On Adventure

In an article in the New York Times, I came across a word which describes the human need to seek novelty — Neophilia. While the characteristics of a neophiliac do not entirely describe me, the love for novelty does. This love and need brings about two important and mutually inclusive concepts that resonate through every human endeavor: Curiosity and Exploration.

Curiosity is the trait we should admire most in ourselves and in other people (despite the misused proverb). If curiosity is the cause, exploration is the effect. To explore is to experience new things and learn, which gives rise to more curiosity. Experiencing new things not only has a meditative quality that serves as an incentive, but it is what makes the experience itself more meaningful. 

Looking out at Circo Massimo
Looking out at Circo Massimo

And so we Travel

Expanding my world can only happen when I actually explore it, participate in it, and engage with it. By leaving my comfort zone and learning what is out there — the places, their people, their culture, their food, their stories.

That was an entry I wrote in my journal a little more than a year ago when I decided to write down the most important things to me in this life; travel being one of them. Lately there have been numerous articles about why it’s a good idea to travel and the benefits we reap from it. Travel not only facilitates outward exploration — to discover things things that exist beyond ourselves — but also inwardly as well by expanding our mental horizons.

Essays of Einstein
Essays of Einstein and other interesting minds

And so we Read

Reading books is another one of my favorite ways of exploration. We exercise our ability to empathize with authors and characters to not only see things from their perspective, but to allow ourselves to adopt their thinking as we read the words on the pages. It’s a refreshing feeling to think as someone who might be more mature than us, more resilient, or even wiser. If we do it enough, we begin to assimilate the patterns of thought and as it becomes part of us, we grow. We can, by proxy, travel to worlds that only exists in fantasy and experience new wonderful things. We can have a conversation with the author’s words and end up knowing more about ourselves than before we picked up the book.

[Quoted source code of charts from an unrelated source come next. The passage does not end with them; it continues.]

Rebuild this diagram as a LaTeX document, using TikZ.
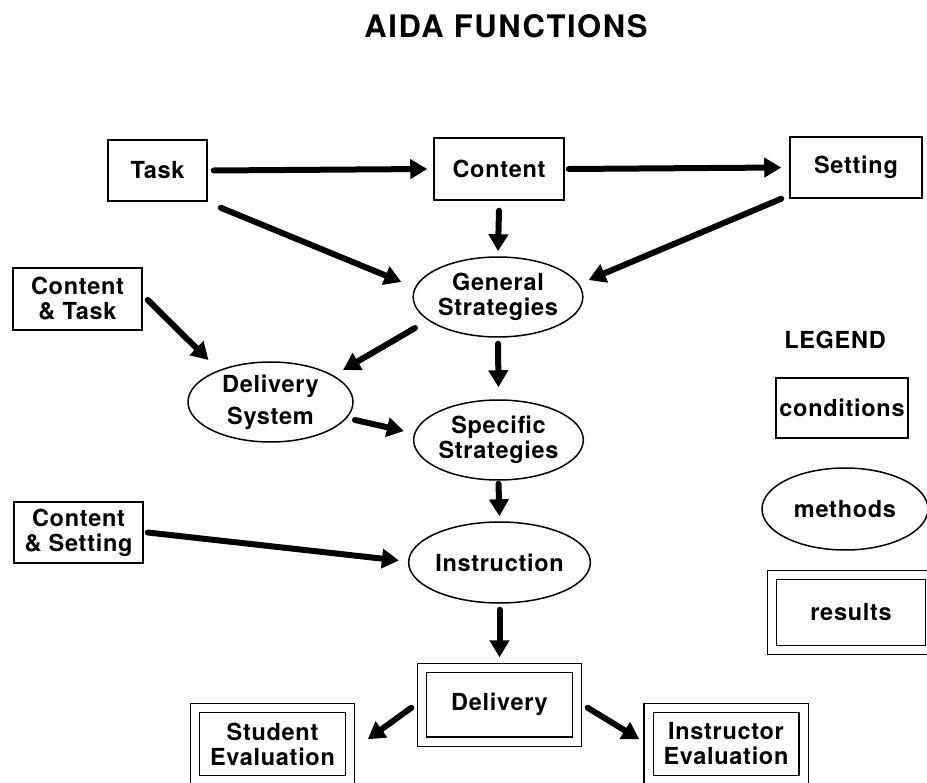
\documentclass[tikz,border=0pt]{standalone}
\usepackage{fontspec}
\setmainfont{TeX Gyre Heros}[LetterSpace=3]
\usetikzlibrary{shapes.geometric,arrows.meta,calc}
\tikzset{
  lbl/.style={font=\bfseries\fontsize{23.5}{25}\selectfont, align=center, inner sep=0pt},
  cond/.style={lbl, draw, line width=1.5pt, rectangle},
  meth/.style={lbl, draw, line width=1.5pt, ellipse},
  res/.style={lbl, draw, line width=1.4pt, double, double distance=8pt, rectangle},
  arr/.style={line width=6pt, line cap=round, -{Triangle[length=17pt,width=19pt]}}
}
\begin{document}
\begin{tikzpicture}[x=1pt,y=-1pt]
\useasboundingbox (0,0) rectangle (927,783);
\clip (0,0) rectangle (927,783);
\node[font=\bfseries\fontsize{31}{36}\selectfont\addfontfeatures{LetterSpace=5}, inner sep=0pt] (title) at (506,26) {AIDA FUNCTIONS};

\node[cond, minimum width=99pt, minimum height=61pt] (task) at (157.5,170.5) {Task};
\node[cond, minimum width=130pt, minimum height=62pt] (content) at (499,169) {Content};
\node[cond, minimum width=132pt, minimum height=61pt] (setting) at (856,167.5) {Setting};
\node[meth, minimum width=164pt, minimum height=80pt] (general) at (498,297) {General\\Strategies};
\node[cond, minimum width=129pt, minimum height=62pt] (ctask) at (77.5,299) {Content\\\& Task};
\node[meth, minimum width=165pt, minimum height=80pt] (dsys) at (270.5,402) {Delivery\\[7pt]System};
\node[meth, minimum width=167pt, minimum height=80pt] (specific) at (498.5,440) {Specific\\Strategies};
\node[cond, minimum width=129pt, minimum height=61pt] (csetting) at (78.5,532.5) {Content\\\& Setting};
\node[meth, minimum width=165pt, minimum height=81pt] (instr) at (499.5,562.5) {Instruction};
\node[res, minimum width=155pt, minimum height=73.5pt] (delivery) at (499.5,704.75) {Delivery};
\node[res, minimum width=155pt, minimum height=72pt] (student) at (272.5,744) {Student\\Evaluation};
\node[res, minimum width=155pt, minimum height=72pt] (instructor) at (726,744) {Instructor\\Evaluation};

\node[lbl] (legend) at (835,340) {LEGEND};
\node[cond, minimum width=132pt, minimum height=60pt] (conditions) at (842,408) {conditions};
\node[meth, minimum width=166pt, minimum height=82pt] (methods) at (845,509) {methods};
\node[res, minimum width=158pt, minimum height=75pt] (results) at (851,612.5) {results};

\draw[arr] ($(task.east)+(6,0)$) -- ($(content.west)+(-6,0)$);
\draw[arr] ($(content.east)+(4,0)$) -- ($(setting.west)+(-8,0)$);
\draw[arr] ($(content.south)+(0,10)$) -- ($(general.north)+(0,-5)$);
\draw[arr] ($(task.south east)+(13,6)$) -- ($(general.west)+(-11,-15)$);
\draw[arr] ($(setting.south west)+(-8,0)$) -- ($(general.east)+(5,-17)$);
\draw[arr] ($(ctask.east)+(5,1)$) -- ($(dsys.center)+(-62,-42)$);
\draw[arr] ($(general.center)+(-83,31)$) -- ($(dsys.center)+(72.5,-32)$);
\draw[arr] ($(general.south)+(0,6)$) -- ($(specific.north)+(0,-12)$);
\draw[arr] ($(dsys.center)+(84.5,18)$) -- ($(specific.west)+(-9,-9)$);
\draw[arr] ($(specific.south)+(0,3)$) -- ($(instr.north)+(0,-5)$);
\draw[arr] ($(csetting.east)+(4,0)$) -- ($(instr.west)+(-9,-2)$);
\draw[arr] ($(instr.south)+(0,6)$) -- ($(delivery.north)+(0,-10)$);
\draw[arr] ($(delivery.west)+(-10,3)$) -- ($(student.north east)+(17,32)$);
\draw[arr] ($(delivery.east)+(10,3)$) -- ($(instructor.north west)+(-8.5,32)$);
\end{tikzpicture}
\end{document}
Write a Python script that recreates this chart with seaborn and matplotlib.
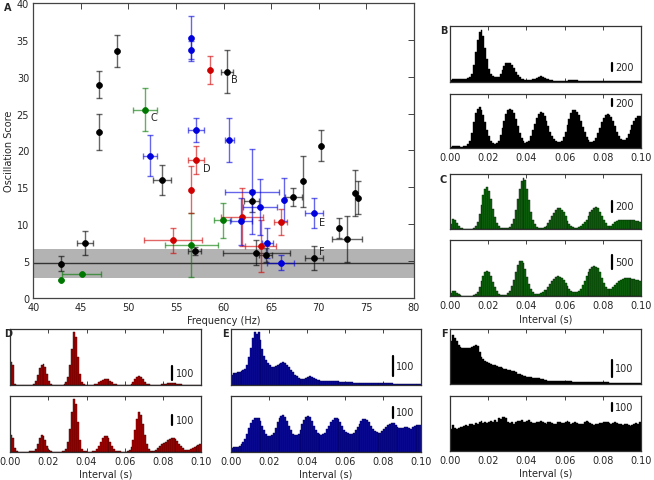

And so we have Conversations

Being curious necessitates exploration on so many different levels. While conversing with words in books can bring endless experiences, it does not completely fulfill the need for human interaction. It is exhilarating to exchange thoughts and ideas with equally passionate people. Most of what we will learn about the world and ourselves is through others. Conversations are a way to explore others by seeing them from what they choose to share as much as by what they do not. We can help them battle their inner demons while they can help us battle ours. Through conversation, we can show other people their best self by uncovering it, or pointing them in the right direction toward it. Conversations are a way of exercising our mastery  with the language that gets us what we want in this world.

We are Creating a Character, We are Building a Story

So what does curiosity get us? The need to explore. And we do just that — travel, read, converse, try new things, learn — and we grow even more curious, so we explore even more. I would argue that there are many byproducts from this cycle of being curious and exploration. Some of the more obvious ones are what we have as a species: our technology, our arts, our knowledge. Then there is the byproduct which many would argue is the end to it all: happiness.

What we are more concerned with is what we see in every curious person we know: depth. There is much depth of character in these people and it inspires us to know what depths we can explore and discover within.

This is our adventure. Every travel, every book, every conversation, and every exploration is our quest to answers. Answers that will attempt to quench the fires of our curiosity, only to let them burn brighter. After all, a quenched fire is a dead flame.